DeptII_Dick_Natural_Deduction.jpg

Cover Art for Automated Reasoning: Introduction and Application, by L. Wos, R. Overbeek, E. Lusk, and J. Boyle from the Argonne National Laboratory, 1984.

Project (2018)

Naturalizing Deduction

This project explores how mathematical faculties were understood in new ways through the lens of modern digital computing in the field of automated reasoning. The field developed throughout the second half of the twentieth century with the goal of programming computers to prove mathematical theorems. Some practitioners working in this field imagined that computers and human minds were alike in kind and could therefore be programmed to produce proofs as people do.
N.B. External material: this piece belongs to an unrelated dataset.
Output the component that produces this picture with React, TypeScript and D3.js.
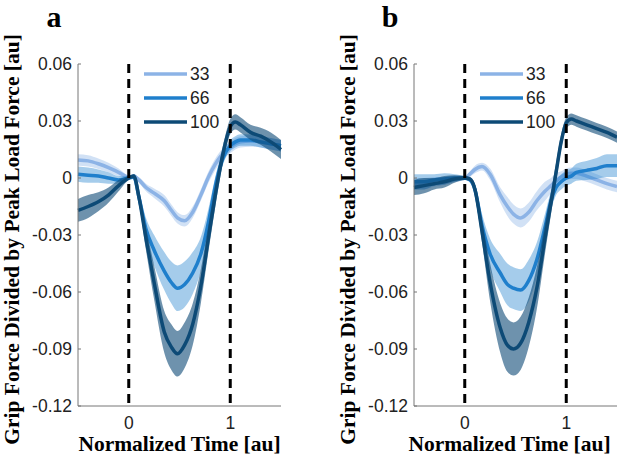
import React from "react";
import * as d3 from "d3";

// normalized time samples shared by every series
const time = [-0.5, -0.4, -0.3, -0.2, -0.1, 0, 0.05, 0.1, 0.17, 0.25, 0.35, 0.42, 0.48, 0.55, 0.63, 0.71, 0.79, 0.85, 0.9, 0.95, 1.0, 1.05, 1.1, 1.2, 1.3, 1.4, 1.5];

// panel a
const a33 = [0.0095, 0.009, 0.0075, 0.0055, 0.003, 0.0005, 0.001, -0.001, -0.005, -0.008, -0.012, -0.017, -0.021, -0.0225, -0.018, -0.009, 0.001, 0.007, 0.011, 0.014, 0.016, 0.018, 0.019, 0.0195, 0.019, 0.018, 0.017];
const a33Err = [0.003, 0.003, 0.0028, 0.0025, 0.002, 0.001, 0.001, 0.0015, 0.002, 0.0025, 0.003, 0.003, 0.003, 0.003, 0.003, 0.003, 0.003, 0.003, 0.003, 0.003, 0.003, 0.003, 0.003, 0.003, 0.003, 0.003, 0.003];
const a66 = [0.002, 0.0015, 0.001, 0.0, -0.001, 0, 0.0005, -0.01, -0.027, -0.038, -0.049, -0.055, -0.058, -0.056, -0.05, -0.04, -0.022, -0.005, 0.006, 0.013, 0.017, 0.019, 0.02, 0.02, 0.019, 0.018, 0.017];
const a66Err = [0.004, 0.004, 0.0035, 0.003, 0.002, 0.001, 0.001, 0.003, 0.006, 0.008, 0.01, 0.011, 0.012, 0.012, 0.011, 0.009, 0.007, 0.005, 0.004, 0.003, 0.003, 0.003, 0.003, 0.003, 0.003, 0.003, 0.003];
const a100 = [-0.017, -0.015, -0.0125, -0.009, -0.004, 0, 0.001, -0.01, -0.032, -0.055, -0.081, -0.089, -0.0925, -0.088, -0.077, -0.057, -0.03, -0.01, 0.005, 0.018, 0.027, 0.0295, 0.028, 0.024, 0.022, 0.019, 0.015];
const a100Err = [0.006, 0.006, 0.005, 0.004, 0.003, 0.001, 0.001, 0.003, 0.006, 0.009, 0.011, 0.012, 0.012, 0.012, 0.011, 0.009, 0.007, 0.006, 0.005, 0.004, 0.004, 0.004, 0.004, 0.004, 0.0045, 0.005, 0.005];

// panel b
const b33 = [-0.003, -0.003, -0.002, -0.0015, -0.0005, 0, 0.002, 0.0045, 0.006, 0.002, -0.009, -0.015, -0.019, -0.021, -0.018, -0.012, -0.007, -0.004, -0.0015, 0.0005, 0.002, 0.0025, 0.0025, 0.001, -0.001, -0.003, -0.0045];
const b33Err = [0.003, 0.003, 0.0025, 0.002, 0.0015, 0.001, 0.0015, 0.002, 0.002, 0.003, 0.004, 0.005, 0.005, 0.005, 0.005, 0.005, 0.005, 0.004, 0.004, 0.003, 0.003, 0.003, 0.003, 0.003, 0.003, 0.003, 0.003];
const b66 = [-0.002, -0.002, -0.001, -0.0005, 0, 0, -0.001, -0.006, -0.025, -0.04, -0.05, -0.056, -0.058, -0.059, -0.054, -0.043, -0.026, -0.012, -0.005, -0.002, 0, 0.001, 0.003, 0.004, 0.005, 0.0065, 0.0065];
const b66Err = [0.004, 0.004, 0.003, 0.003, 0.002, 0.001, 0.001, 0.003, 0.006, 0.008, 0.01, 0.011, 0.011, 0.011, 0.011, 0.009, 0.007, 0.005, 0.004, 0.004, 0.004, 0.004, 0.0045, 0.005, 0.0055, 0.006, 0.006];
const b100 = [-0.005, -0.004, -0.003, -0.002, -0.0005, 0, -0.0005, -0.006, -0.028, -0.055, -0.079, -0.088, -0.09, -0.087, -0.076, -0.058, -0.032, -0.013, 0.003, 0.019, 0.029, 0.031, 0.03, 0.028, 0.026, 0.024, 0.0215];
const b100Err = [0.004, 0.004, 0.003, 0.003, 0.002, 0.001, 0.001, 0.003, 0.006, 0.01, 0.013, 0.014, 0.014, 0.014, 0.013, 0.011, 0.008, 0.006, 0.005, 0.004, 0.003, 0.003, 0.003, 0.003, 0.003, 0.003, 0.003];

const legendLabels = ["33", "66", "100"];
const lineColors = ["#8cb3e6", "#1f7fcc", "#0d4a76"];
const bandOpacity = [0.4, 0.4, 0.6];

const yTicks = [0.06, 0.03, 0, -0.03, -0.06, -0.09, -0.12];
const yTickLabels = ["0.06", "0.03", "0", "-0.03", "-0.06", "-0.09", "-0.12"];
const xTicks = [0, 1];
const xTickLabels = ["0", "1"];

const panels = [
  { letter: "a", left: 78, xLabelShift: 0, means: [a33, a66, a100], errs: [a33Err, a66Err, a100Err] },
  { letter: "b", left: 414, xLabelShift: -6, means: [b33, b66, b100], errs: [b33Err, b66Err, b100Err] },
];

const plotW = 203;
const top = 64;
const bottom = 406;
const sans = "'Liberation Sans', Arial, sans-serif";
const serif = "'Liberation Serif', 'Times New Roman', serif";

function Panel({ letter, left, xLabelShift, means, errs }) {
  const x = d3.scaleLinear().domain([-0.5, 1.5]).range([left, left + plotW]);
  const y = d3.scaleLinear().domain([-0.12, 0.06]).range([bottom, top]);

  const line = d3
    .line<number>()
    .x((_, i) => x(time[i]))
    .y((d) => y(d))
    .curve(d3.curveMonotoneX);

  const band = (m: number[], e: number[]) =>
    d3
      .area<number>()
      .x((_, i) => x(time[i]))
      .y0((d, i) => y(d - e[i]))
      .y1((d, i) => y(d + e[i]))
      .curve(d3.curveMonotoneX)(m);

  const cx = left + plotW / 2 + xLabelShift;

  return (
    <g>
      {/* shaded error bars + means */}
      {means.map((m, k) => (
        <g key={k}>
          <path d={band(m, errs[k]) || ""} fill={lineColors[k]} fillOpacity={bandOpacity[k]} stroke="none" />
          <path d={line(m) || ""} fill="none" stroke={lineColors[k]} strokeWidth={3.5} strokeLinejoin="round" />
        </g>
      ))}

      {/* event markers */}
      {xTicks.map((t) => (
        <line key={t} x1={x(t)} x2={x(t)} y1={top} y2={bottom} stroke="#000" strokeWidth={3} strokeDasharray="9 6" />
      ))}

      {/* axes */}
      <line x1={left} x2={left} y1={top} y2={bottom} stroke="#777" strokeWidth={1} />
      <line x1={left} x2={left + plotW} y1={bottom} y2={bottom} stroke="#777" strokeWidth={1} />
      {yTicks.map((t, i) => (
        <g key={t}>
          <line x1={left} x2={left + 3} y1={y(t)} y2={y(t)} stroke="#777" />
          <text x={left - 6} y={y(t)} dy="0.35em" textAnchor="end" fontFamily={sans} fontSize={17.5} fill="#222">
            {yTickLabels[i]}
          </text>
        </g>
      ))}
      {xTicks.map((t, i) => (
        <text key={t} x={x(t)} y={429} textAnchor="middle" fontFamily={sans} fontSize={17.5} fill="#222">
          {xTickLabels[i]}
        </text>
      ))}

      {/* legend */}
      {legendLabels.map((lab, k) => {
        const ly = 74 + k * 24;
        return (
          <g key={lab}>
            <line x1={left + 66} x2={left + 109} y1={ly} y2={ly} stroke={lineColors[k]} strokeWidth={3.5} />
            <text x={left + 112} y={ly} dy="0.36em" fontFamily={sans} fontSize={17.5} fill="#222">
              {lab}
            </text>
          </g>
        );
      })}

      {/* titles */}
      <text x={cx} y={451} textAnchor="middle" fontFamily={serif} fontWeight="bold" fontSize={21.5} fill="#000">
        Normalized Time [au]
      </text>
      <text
        transform={`translate(${left - 59},239.5) rotate(-90)`}
        textAnchor="middle"
        fontFamily={serif}
        fontWeight="bold"
        fontSize={21.5}
        fill="#000"
      >
        Grip Force Divided by Peak Load Force [au]
      </text>
      <text x={left - 24} y={27} textAnchor="middle" fontFamily={serif} fontWeight="bold" fontSize={30} fill="#000">
        {letter}
      </text>
    </g>
  );
}

export default function App() {
  return (
    <svg width={617} height={459} style={{ position: "absolute", left: 0, top: 0, background: "#fff" }}>
      {panels.map((p) => (
        <Panel key={p.letter} {...p} />
      ))}
    </svg>
  );
}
Others thought that the promise of computing lay in fact in their difference from us—specifically their ability to follow rules further and faster and more accurately than unaided human mathematicians were able. In fact, some practitioners of this field imagined whole new logics, unconstrained by the limitations of human psychology and human practice, that computers could work with to solve problems and prove theorems in new ways. But there were those within the field who thought that human-oriented logics should not be so quickly dismissed. One stronghold of anti-resolution research was the University of Texas at Austin, under the direction of mathematician Woody Bledsoe. Bledsoe believed that computers should not become black boxes carrying out reasoning and problem-solving that people could not read, understand, and unpack. He eschewed computer-oriented methods, in spite of their power, advocating instead for automated systems based on what he called “natural deduction” that would keep human understanding and human reasoning at their core. This project explores what was meant by “natural” in natural deduction and the logical traditions, views of human practice, and of machines that informed it.